While gay marriage was the fight of the 2010s, bathroom access is the trans fight of the 2020s. This wedge issue rarely affects cisgender gay people, highlighting a fracture in the LGBTQ coalition. Cis LGB individuals may enjoy legal marriage equality but can walk past trans protesters fighting to use a public restroom without being arrested.
While sharing a history of marginalization with LGB individuals, the trans community faces specific, often more visceral forms of oppression that intersect with, but are distinct from, homophobia.
Marsha P. Johnson (a self-identified drag queen and trans activist) and Sylvia Rivera (a Venezuelan-Puerto Rican trans woman) were on the front lines. They threw the first bricks, resisting police brutality in New York City’s Greenwich Village. Despite this, in the immediate aftermath, the mainstream gay rights movement marginalized trans voices.
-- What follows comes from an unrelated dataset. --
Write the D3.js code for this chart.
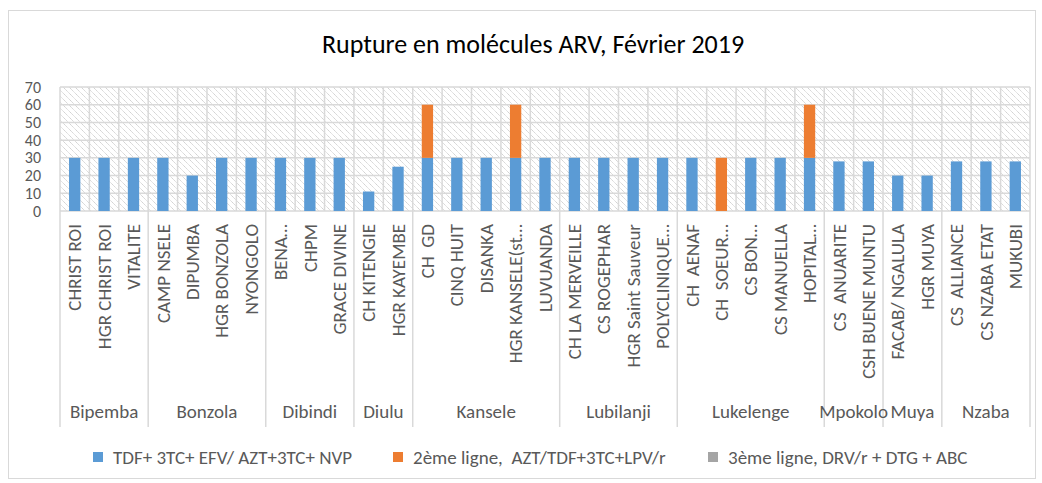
<!DOCTYPE html>
<html>
<head>
<meta charset="utf-8">
<script src="https://cdn.jsdelivr.net/npm/d3@7"></script>
<style>
  html, body { margin: 0; padding: 0; background: #fff; }
  svg { display: block; font-family: Carlito, Lato, "Liberation Sans", sans-serif; }
  svg text { white-space: pre; }
</style>
</head>
<body>
<svg id="chart" width="1042" height="483"></svg>
<script>
const title = "Rupture en molécules ARV, Février 2019";
const categories = [
  "CHRIST ROI", "HGR CHRIST ROI", "VITALITE",
  "CAMP NSELE", "DIPUMBA", "HGR BONZOLA", "NYONGOLO",
  "BENA…", "CHPM", "GRACE DIVINE",
  "CH KITENGIE", "HGR KAYEMBE",
  "CH  GD", "CINQ HUIT", "DISANKA", "HGR KANSELE(st…", "LUVUANDA",
  "CH LA MERVEILLE", "CS ROGEPHAR", "HGR Saint Sauveur", "POLYCLINIQUE…",
  "CH  AENAF", "CH  SOEUR…", "CS BON…", "CS MANUELLA", "HOPITAL…",
  "CS  ANUARITE", "CSH BUENE MUNTU",
  "FACAB/ NGALULA", "HGR MUYA",
  "CS  ALLIANCE", "CS NZABA ETAT", "MUKUBI"
];
const categoryGroups = [
  "Bipemba", "Bipemba", "Bipemba",
  "Bonzola", "Bonzola", "Bonzola", "Bonzola",
  "Dibindi", "Dibindi", "Dibindi",
  "Diulu", "Diulu",
  "Kansele", "Kansele", "Kansele", "Kansele", "Kansele",
  "Lubilanji", "Lubilanji", "Lubilanji", "Lubilanji",
  "Lukelenge", "Lukelenge", "Lukelenge", "Lukelenge", "Lukelenge",
  "Mpokolo", "Mpokolo",
  "Muya", "Muya",
  "Nzaba", "Nzaba", "Nzaba"
];
const seriesNames = [
  "TDF+ 3TC+ EFV/ AZT+3TC+ NVP",
  "2ème ligne,  AZT/TDF+3TC+LPV/r",
  "3ème ligne, DRV/r + DTG + ABC"
];
const firstLine = [30, 30, 30, 30, 20, 30, 30, 30, 30, 30, 11, 25, 30, 30, 30, 30, 30, 30, 30, 30, 30, 30, 0, 30, 30, 30, 28, 28, 20, 20, 28, 28, 28];
const secondLine = [0, 0, 0, 0, 0, 0, 0, 0, 0, 0, 0, 0, 30, 0, 0, 30, 0, 0, 0, 0, 0, 0, 30, 0, 0, 30, 0, 0, 0, 0, 0, 0, 0];
const thirdLine = [0, 0, 0, 0, 0, 0, 0, 0, 0, 0, 0, 0, 0, 0, 0, 0, 0, 0, 0, 0, 0, 0, 0, 0, 0, 0, 0, 0, 0, 0, 0, 0, 0];
const yTicks = [0, 10, 20, 30, 40, 50, 60, 70];
const colors = ["#5b9bd5", "#ed7d31", "#a5a5a5"];

const svg = d3.select("#chart");
const plot = { left: 60, right: 1030, top: 87, bottom: 211 };

// outer border
svg.append("rect").attr("x", 8.5).attr("y", 10.5).attr("width", 1027).attr("height", 468)
  .attr("fill", "#fff").attr("stroke", "#d9d9d9").attr("stroke-width", 1);

// title
svg.append("text").attr("x", 533).attr("y", 53).attr("text-anchor", "middle")
  .attr("font-size", 26).attr("fill", "#000").text(title);

// hatch pattern
const defs = svg.append("defs");
const pat = defs.append("pattern").attr("id", "hatch").attr("patternUnits", "userSpaceOnUse")
  .attr("width", 6).attr("height", 6);
pat.append("rect").attr("width", 6).attr("height", 6).attr("fill", "#fff");
pat.append("path").attr("d", "M-1,-1 L7,7 M-1,5 L1,7 M5,-1 L7,1")
  .attr("stroke", "#cccccc").attr("stroke-width", 1).attr("stroke-dasharray", "1.2,0.6");

const idx = categories.map((d, i) => i);
const x = d3.scaleBand().domain(idx).range([plot.left, plot.right]).paddingInner(0).paddingOuter(0);
const y = d3.scaleLinear().domain([0, 70]).range([plot.bottom, plot.top]);

svg.append("rect").attr("x", plot.left).attr("y", plot.top)
  .attr("width", plot.right - plot.left).attr("height", plot.bottom - plot.top)
  .attr("fill", "url(#hatch)");

// horizontal gridlines
svg.append("g").selectAll("line").data(yTicks).join("line")
  .attr("x1", plot.left).attr("x2", plot.right)
  .attr("y1", d => y(d)).attr("y2", d => y(d))
  .attr("stroke", "#d9d9d9").attr("stroke-width", 1.5);
// vertical gridlines (category boundaries)
const bounds = idx.map(i => x(i)).concat([plot.right]);
svg.append("g").selectAll("line").data(bounds).join("line")
  .attr("x1", d => d).attr("x2", d => d)
  .attr("y1", plot.top).attr("y2", plot.bottom)
  .attr("stroke", "#d9d9d9").attr("stroke-width", 1.5);

// y axis labels
const yAxis = d3.axisLeft(y).tickValues(yTicks).tickSize(0).tickPadding(0);
const ga = svg.append("g").attr("transform", `translate(${plot.left - 19},0)`).call(yAxis);
ga.select(".domain").remove();
ga.selectAll("text").attr("font-size", 16).attr("fill", "#595959")
  .attr("font-family", "Carlito, Lato, 'Liberation Sans', sans-serif");

// stacked bars
const rows = idx.map(i => ({ i, s0: firstLine[i], s1: secondLine[i], s2: thirdLine[i] }));
const stack = d3.stack().keys(["s0", "s1", "s2"]);
const layers = stack(rows);
const barRatio = 0.385;
const bw = x.bandwidth() * barRatio;
svg.append("g").selectAll("g").data(layers).join("g")
  .attr("fill", (d, k) => colors[k])
  .selectAll("rect").data(d => d.filter(p => p[1] - p[0] > 0)).join("rect")
  .attr("x", d => x(d.data.i) + (x.bandwidth() - bw) / 2)
  .attr("width", bw)
  .attr("y", d => y(d[1]))
  .attr("height", d => y(d[0]) - y(d[1]));

// category labels
svg.append("g").selectAll("text").data(idx).join("text")
  .attr("transform", i => `translate(${x(i) + x.bandwidth() / 2},224) rotate(-90)`)
  .attr("text-anchor", "end").attr("dy", "0.35em")
  .attr("font-size", 19).attr("fill", "#595959")
  .text(i => categories[i]);

// group separators and labels
const groupList = [];
categoryGroups.forEach((g, i) => {
  const last = groupList[groupList.length - 1];
  if (last && last.name === g) last.end = i; else groupList.push({ name: g, start: i, end: i });
});
const sepX = groupList.map(g => x(g.start)).concat([plot.right]);
svg.append("g").selectAll("line").data(sepX).join("line")
  .attr("x1", d => d).attr("x2", d => d).attr("y1", plot.bottom).attr("y2", 427)
  .attr("stroke", "#d9d9d9").attr("stroke-width", 1.5);
svg.append("g").selectAll("text").data(groupList).join("text")
  .attr("x", g => (x(g.start) + x(g.end) + x.bandwidth()) / 2)
  .attr("y", 418).attr("text-anchor", "middle")
  .attr("font-size", 19).attr("fill", "#595959")
  .text(g => g.name);

// legend
const legendX = [93, 393, 708];
const lg = svg.append("g").selectAll("g").data(seriesNames).join("g")
  .attr("transform", (d, k) => `translate(${legendX[k]},452)`);
lg.append("rect").attr("width", 10).attr("height", 10).attr("fill", (d, k) => colors[k]);
lg.append("text").attr("x", 20).attr("y", 5).attr("dy", "0.35em")
  .attr("font-size", 19).attr("fill", "#595959").text(d => d);
</script>
</body>
</html>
For decades, the "LGBT" alliance was strategic. Gay men and lesbians needed numbers, and trans people needed safety. But the alliance was often uneasy. In the 1970s and 80s, some lesbian feminist groups, notably the Michigan Womyn’s Music Festival, excluded trans women, labeling them as "male infiltrators." This schism, known as trans-exclusionary radical feminism (TERFism), remains a painful scar in LGBTQ culture.
Today, the pendulum has swung toward inclusion, but the history of erasure informs the current call for "transgender visibility" within the larger Pride movement.